A Family of Shrinkage Adaptive-Filtering Algorithms

Abstract

A family of adaptive-filtering algorithms that uses a variable step size is proposed. A variable step size is obtained by minimizing the energy of the noise-free a posteriori error signal which is obtained by using a known $L_1{\hbox{-}}L_2$ minimization formulation. Based on this methodology, a shrinkage affine projection (SHAP) algorithm, a shrinkage least-mean-squares (SHLMS) algorithm, and a shrinkage normalized least-mean-squares (SHNLMS) algorithm are proposed.
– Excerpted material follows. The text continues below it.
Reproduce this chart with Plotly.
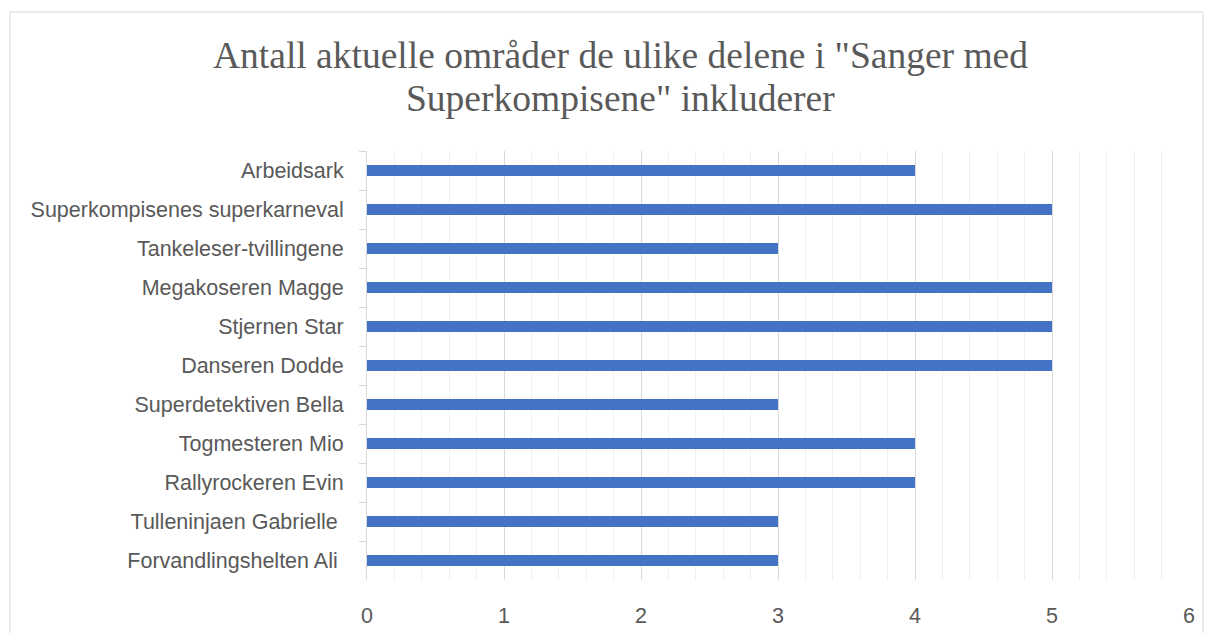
import plotly.graph_objects as go

categories = [
    "Arbeidsark",
    "Superkompisenes superkarneval",
    "Tankeleser-tvillingene",
    "Megakoseren Magge",
    "Stjernen Star",
    "Danseren Dodde",
    "Superdetektiven Bella",
    "Togmesteren Mio",
    "Rallyrockeren Evin",
    "Tulleninjaen Gabrielle\u00a0",
    "Forvandlingshelten Ali\u00a0",
]
values = [4, 5, 3, 5, 5, 5, 3, 4, 4, 3, 3]
x_ticks = [0, 1, 2, 3, 4, 5, 6]

title_lines = ['Antall aktuelle områder de ulike delene i "Sanger med', 'Superkompisene" inkluderer']

W, H = 1213, 633
L, R, T, B = 367, 24, 151, 53
pw = W - L - R
ph = H - T - B

fig = go.Figure(go.Bar(
    x=values, y=categories, orientation="h",
    marker=dict(color="#4472C4", line=dict(width=0)),
    width=0.28,
))

title_font = dict(family="Liberation Serif, Times New Roman, serif", size=37.5, color="#595959")
annotations = []
for text, ypx in zip(title_lines, [55, 98]):
    annotations.append(dict(
        text=text, xref="paper", yref="paper",
        x=(620 - L) / pw, y=1 + (T - ypx) / ph,
        xanchor="center", yanchor="middle", showarrow=False, font=title_font,
    ))

fig.update_layout(
    width=W, height=H,
    margin=dict(l=L, r=R, t=T, b=B, autoexpand=False),
    paper_bgcolor="white", plot_bgcolor="white",
    showlegend=False,
    font=dict(family="Liberation Sans, Arial, sans-serif", size=21.5, color="#595959"),
    xaxis=dict(
        range=[0, 6], tickvals=x_ticks, showgrid=True, gridcolor="#d9d9d9", gridwidth=1,
        zeroline=False, showline=False, ticks="", ticklabelstandoff=20, automargin=False,
        minor=dict(dtick=0.2, showgrid=True, gridcolor="#f0f0f0", gridwidth=1),
        fixedrange=True,
    ),
    yaxis=dict(
        autorange="reversed", showline=True, linecolor="#d9d9d9", linewidth=1,
        ticks="outside", tickson="boundaries", ticklen=7, tickcolor="#d9d9d9",
        showgrid=False, ticklabelstandoff=18, automargin=False, fixedrange=True,
    ),
    annotations=annotations,
    shapes=[dict(
        type="rect", xref="paper", yref="paper",
        x0=(10 - L) / pw, x1=(1203 - L) / pw,
        y0=-0.3, y1=1 + (T - 12) / ph,
        line=dict(color="#d9d9d9", width=1), fillcolor="rgba(0,0,0,0)", layer="below",
    )],
)

fig.write_html("out.html", post_script="document.body.style.margin='0';",
               config={"displayModeBar": False})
The SHAP algorithm yields a significantly reduced steady-state misalignment as compared to the conventional affine projection (AP), variable-step-size AP, and set-membership AP algorithms for the same convergence speed although the improvement is achieved at the cost of an increase in the average computational effort per iteration in the amount of 11% to 14%. The SHLMS algorithm yields a significantly reduced steady-state misalignment and faster convergence as compared to the conventional LMS and variable-step-size LMS algorithms. Similarly, the SHNLMS algorithm yields a significantly reduced steady-state misalignment and faster convergence as compared to the conventional normalized least-mean-squares (NLMS) and set-membership NLMS algorithms.